In 1946 Lehmann also embarked on a long-lasting although largely-platonic relationship with the Lithuania-born ballet dancer Alexis Rassine (1919-1992). The two men lived together until Lehmann's death in 1987.

Lehmann also began editing the monthly Penguin New Writing series in 1946, with a mission similar to his previous periodical, of publishing fresh, original voices in poetry and prose. It was enormously popular among the British general public and one of the few successful wartime literary periodicals.

He continued as editor of the series of paperbacks until the publication closed, with its fiftieth issue, in 1950.

His own publishing achievements came to an abrupt end in 1952 when Purnell & Sons, the large printing company that John Lehmann, Ltd. worked with, and which was "used to quick success and big profits," according to Lehmann, terminated their agreement.

With the demise of his publishing house, Lehmann next turned to re-launching the esteemed publication The London Magazine in 1954. Welcoming the publication under Lehmann's editorship, the poet T.S. Eliot declared it "the magazine which will boldly assume the existence of a public interested in serious literature."

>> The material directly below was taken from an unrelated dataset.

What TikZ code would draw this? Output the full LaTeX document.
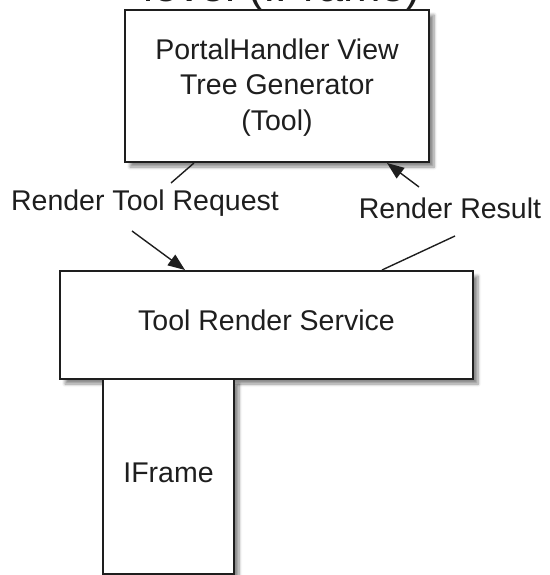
\documentclass[tikz,border=0pt]{standalone}
\usepackage{fontspec}
\setmainfont{Liberation Sans}
\usetikzlibrary{calc,arrows.meta,shadows.blur}
\definecolor{ink}{HTML}{1E1E1E}
\tikzset{
  boxnode/.style={draw=ink, line width=2pt, fill=white, inner sep=0pt,
    blur shadow={shadow xshift=5pt, shadow yshift=-5pt, shadow blur steps=6, shadow blur radius=3pt, shadow opacity=45}},
  txt/.style={text=ink, font=\fontsize{28.5}{35.5}\selectfont, inner sep=0pt, align=center},
  conn/.style={draw=ink, line width=1.4pt},
  arr/.style={conn, -{Triangle[length=17pt,width=13pt]}},
}
\begin{document}
\begin{tikzpicture}[x=1pt,y=-1pt]
\useasboundingbox (0,0) rectangle (549,575);
\clip (0,0) rectangle (549,575);
\node[text=ink, font=\fontsize{45}{50}\selectfont, inner sep=0pt, anchor=base] (lvl) at (282,1.5) {level (IFrame)};
\node[boxnode, minimum width=304pt, minimum height=152pt] (tool) at (277,86) {};
\node[txt] (tooltxt) at (277,87.5) {PortalHandler View\\Tree Generator\\(Tool)};
\node[boxnode, minimum width=413pt, minimum height=108pt] (svc) at (266.5,325) {};
\node[txt] (svctxt) at ($(svc.center)+(0,-5)$) {Tool Render Service};
\node[boxnode, minimum width=131pt, minimum height=195pt] (ifr) at (168.5,476.5) {};
\node[txt] (ifrtxt) at ($(ifr.center)+(0,-4)$) {IFrame};
\node[txt] (req) at (145,203) {Render Tool Request};
\node[txt] (res) at (450,208) {Render Result};
% Render Tool Request
\draw[conn] ($(tool.south west)+(70,0)$) -- ($(req.center)+(26,-20)$);
\draw[arr] ($(req.center)+(-13,28)$) -- ($(svc.north west)+(126,0)$);
% Render Result
\draw[conn] ($(res.center)+(5,28)$) -- ($(svc.north west)+(323,0)$);
\draw[arr] ($(res.center)+(-31,-21)$) -- ($(tool.south west)+(263,0)$);
\end{tikzpicture}
\end{document}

Lehmann's astonishingly productive and successful career as an editor and publisher effectively ended when he left The London Magazine in 1961. He gave an account of those earlier days in three volumes of memoirs: The Whispering Gallery (1955); I Am My Brother (1960); and The Ample Proposition (1966). As the critic A.T. Tolley notes: "They are among the outstanding literary autobiographies of the century, evoking and recording in intimate detail British literary life from 1930 to 1960."